So the CEOs and Boards of Canada's retail and manufacturing industries - and their counterparts who sell their goods to we foolish Canadians - are likely thinking.
Remember those days when Canadians were complaining that prices weren't falling as they should - back when the loonie was (and had been for at least three years) soaring?
Prices inched everso slightly downward but never did reach the point that would have seen the wealth shared with Canadian consumers. That scam meant that not only have we been propping up the otherwise slumping retail sector here at home, but also the one down south.
Now the loonie is falling - down as of today by more than 20% of its high just a few weeks ago.
So, hey! We ought to be grateful that retailers will magnanimously hold off hiking prices, to reflect the rise in the loonie, until after the winter holidays. Right?
"The costs that [the retailers] incurred for their holiday merchandise were incurred months ago so those are loaded and locked and won't change for the holiday season," said Peter Woolford, a spokesman for the Retail Council of Canada....
When the dollar achieved parity with the U.S. greenback in September 2007, many consumers called on retailers to lower their prices to reflect the true value of the dollar.

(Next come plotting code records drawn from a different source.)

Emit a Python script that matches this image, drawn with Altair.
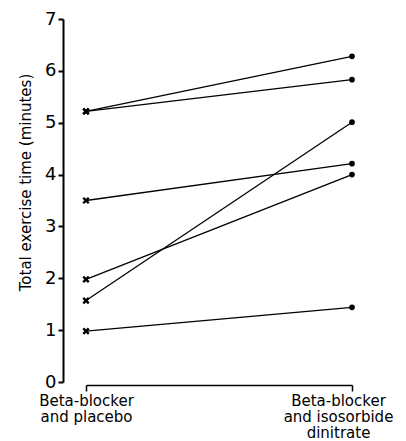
import json
import altair as alt
import pandas as pd

# Data
subjects = ["A", "B", "C", "D", "E", "F"]
placebo = [5.22, 5.22, 3.50, 1.98, 1.57, 0.98]
isosorbide = [6.28, 5.83, 4.21, 4.00, 5.01, 1.44]
conditions = [0, 1]
cond_labels = [["Beta-blocker", "and placebo"],
               ["Beta-blocker", "and isosorbide", "dinitrate"]]
y_ticks = [0, 1, 2, 3, 4, 5, 6, 7]
y_title = "Total exercise time (minutes)"

rows = []
for s, a, b in zip(subjects, placebo, isosorbide):
    rows.append({"subject": s, "cond": conditions[0], "value": a})
    rows.append({"subject": s, "cond": conditions[1], "value": b})
df = pd.DataFrame(rows)

FONT = "DejaVu Sans"
label_expr = "datum.value == 0 ? %s : %s" % (json.dumps(cond_labels[0]), json.dumps(cond_labels[1]))

x = alt.X("cond:Q",
          scale=alt.Scale(domain=[0, 1], nice=False, zero=False),
          axis=alt.Axis(values=conditions, labelExpr=label_expr, title=None,
                        grid=False, offset=3, tickSize=6, tickWidth=1.5,
                        domainWidth=1.5, domainColor="black", tickColor="black",
                        labelFontSize=15, labelLineHeight=16, labelPadding=2,
                        labelColor="black", labelFont=FONT, labelFlush=False,
                        labelAlign="center",
                        labelOffset={"condition": {"test": "datum.value == 1", "value": -14}, "value": 0}))
y = alt.Y("value:Q",
          scale=alt.Scale(domain=[0, 7], nice=False),
          axis=alt.Axis(values=y_ticks, title=y_title, grid=False, offset=23,
                        tickSize=5, tickWidth=2, domainWidth=2,
                        domainColor="black", tickColor="black",
                        labelFontSize=18, labelColor="black", labelFont=FONT,
                        labelPadding=2, labelFlush=False,
                        titleFontSize=15, titleFontWeight="normal", titleColor="black",
                        titleFont=FONT, titlePadding=11, titleY=163))

base = alt.Chart(df)

lines = base.mark_line(color="black", strokeWidth=1.3).encode(x=x, y=y, detail="subject:N")

crosses = base.transform_filter("datum.cond == 0").mark_point(
    shape="M-1,-1L1,1M-1,1L1,-1", filled=False, stroke="black",
    strokeWidth=2.4, size=30, opacity=1).encode(x=x, y=y)

dots = base.transform_filter("datum.cond == 1").mark_point(
    shape="circle", filled=True, color="black", size=32, opacity=1).encode(x=x, y=y)

chart = alt.layer(lines, crosses, dots).properties(
    width=266, height=363,
    autosize=alt.AutoSizeParams(type="none"),
    padding={"left": 78, "top": 11, "right": 46, "bottom": 59},
).configure(background="white").configure_view(stroke=None)

chart.save("out.html", embed_options={"renderer": "svg", "actions": False})
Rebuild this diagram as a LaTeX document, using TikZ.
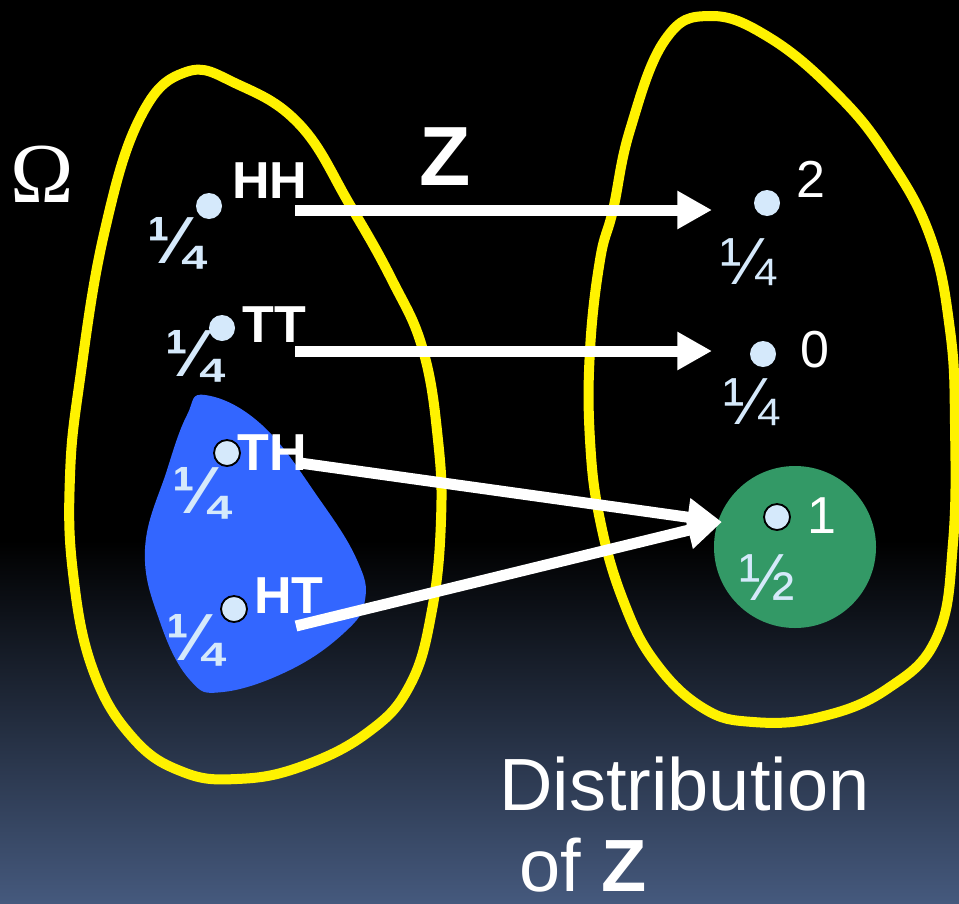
\documentclass[tikz,border=0pt]{standalone}
\usepackage{fontspec}
\setmainfont{Liberation Sans}
\newfontfamily\omegafont{Liberation Serif}
\usetikzlibrary{arrows.meta}

\definecolor{dotblue}{HTML}{D5E9FB}
\definecolor{eventblue}{HTML}{3366FF}
\definecolor{valgreen}{HTML}{339966}
\definecolor{bgbottom}{HTML}{45597D}

\begin{document}
\begin{tikzpicture}[
    x=0.75pt, y=-0.75pt,
    pt/.style={circle, fill=dotblue, minimum size=19.5pt, inner sep=0pt},
    ptb/.style={pt, draw=black, line width=1.4pt},
    outcome/.style={font=\bfseries\fontsize{39}{44}\selectfont, text=white,
                    inner sep=0pt, anchor=base west},
    val/.style={font=\fontsize{39}{44}\selectfont, text=white,
                inner sep=0pt, anchor=base west},
    prob/.style={font=\bfseries\fontsize{50}{54}\selectfont, text=dotblue, inner sep=0pt},
    probr/.style={font=\fontsize{50}{54}\selectfont, text=dotblue, inner sep=0pt},
    caption/.style={font=\fontsize{55.5}{60}\selectfont, text=white, inner sep=0pt,
                    text depth=0pt, anchor=base west},
    bound/.style={draw=yellow, line width=7.5pt},
    map/.style={draw=white, line width=8.25pt, -{Triangle[length=26pt, width=27pt]}},
  ]
  \useasboundingbox (0,0) rectangle (959,903);
  % background
  \fill[black] (0,0) rectangle (959,541);
  \shade[top color=black, bottom color=bgbottom] (0,540) rectangle (959,903);

  % sample space and value set
  \draw[bound] plot[smooth cycle, tension=0.7] coordinates {
    (186,72) (237,84) (300,125) (350,205) (392,280) (423,350) (438,440)
    (441,520) (432,610) (410,685) (367,733) (300,767) (237,779) (183,772)
    (133,738) (93,670) (73,573) (70,476) (80,379) (104,234) (140,118)};
  \draw[bound] plot[smooth cycle, tension=0.7] coordinates {
    (710,16) (770,38) (837,94) (887,156) (930,236) (950,330) (955,425)
    (953,543) (937,637) (887,689) (820,717) (753,722) (703,708) (655,662)
    (623,600) (600,520) (590,440) (590,350) (600,260) (613,210) (630,130)
    (665,40)};
  \fill[eventblue] plot[smooth cycle, tension=0.7] coordinates {
    (205,395) (262,425) (320,500) (357,560) (365,600) (345,632) (290,670)
    (223,692) (190,680) (160,622) (145,549) (167,470) (187,415)};
  \fill[valgreen] (795,547) circle[radius=81];

  \node[font=\omegafont\fontsize{64}{70}\selectfont, text=white, inner sep=0pt,
        anchor=base west] (omega) at (10,202) {Ω};
  \node[font=\bfseries\fontsize{63}{70}\selectfont, text=white, inner sep=0pt,
        anchor=base west] (zname) at (419,185) {Z};

  % outcomes
  \node[pt]  (hh) at (209,206) {};
  \node[pt]  (tt) at (222,328) {};
  \node[ptb] (th) at (227,453) {};
  \node[ptb] (ht) at (234,609) {};
  \node[outcome] (lhh) at (232,198) {HH};
  \node[outcome] (ltt) at (242,342) {TT};
  \node[outcome] (lth) at (237,470) {TH};
  \node[outcome] (lht) at (254,613) {HT};
  \node[prob] (phh) at (175,243) {¼};
  \node[prob] (ptt) at (193,356) {¼};
  \node[prob] (pth) at (200,493) {¼};
  \node[prob] (pht) at (194,640) {¼};

  % values of Z
  \node[pt]  (v2) at (767,203) {};
  \node[pt]  (v0) at (763,354) {};
  \node[ptb] (v1) at (777,517) {};
  \node[val] (lv2) at (796,197) {2};
  \node[val] (lv0) at (800,367) {0};
  \node[val] (lv1) at (807,533) {1};
  \node[probr] (pv2) at (748,262) {¼};
  \node[probr] (pv0) at (751,402) {¼};
  \node[probr] (pv1) at (767,578) {½};

  \coordinate (hhout) at (295,210);
  \coordinate (ttout) at (295,351);
  \coordinate (thout) at (300,463);
  \coordinate (htout) at (296,626);
  \coordinate (v2in) at (712,210);
  \coordinate (v0in) at (712,351);
  \coordinate (v1in) at (722,522);
  \draw[map] (hhout) -- (v2in);
  \draw[map] (ttout) -- (v0in);
  \draw[map] (thout) -- (v1in);
  \draw[map] (htout) -- (v1in);

  \node[caption] (dist) at (499,810) {Distribution};
  \node[caption] (distof) at (519,891) {of \textbf{Z}};
\end{tikzpicture}
\end{document}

Large manufacturers introduced discounts in a bid to keep shoppers from heading across the border, while smaller companies assured consumers they would introduce discounts once they had moved through the stock they had purchased before the loonie's surge.
Nowhere that I could find, online or out in the real world, did prices fall anywhere near the point they should have, especially the prices of books and electronics.
In fact, there's even a name for this phenomenon. It's called sticky pricing. So when prices do go up, don't be fooled into thinking that's only fair.
It won't be. The benefits of the loonie at par never were shared with Canadian shoppers. Instead, they bloated already gorging corporate profits, thus doing their bit to advance that "economic boom" we all heard about but never experienced in our own lives.
Which all means that, once again, when prices hike up as they inevitably will, Canada's consumers will get the shaft and shoulder the largest burden for maintaining the retail and manufacturing industries on both sides of the border.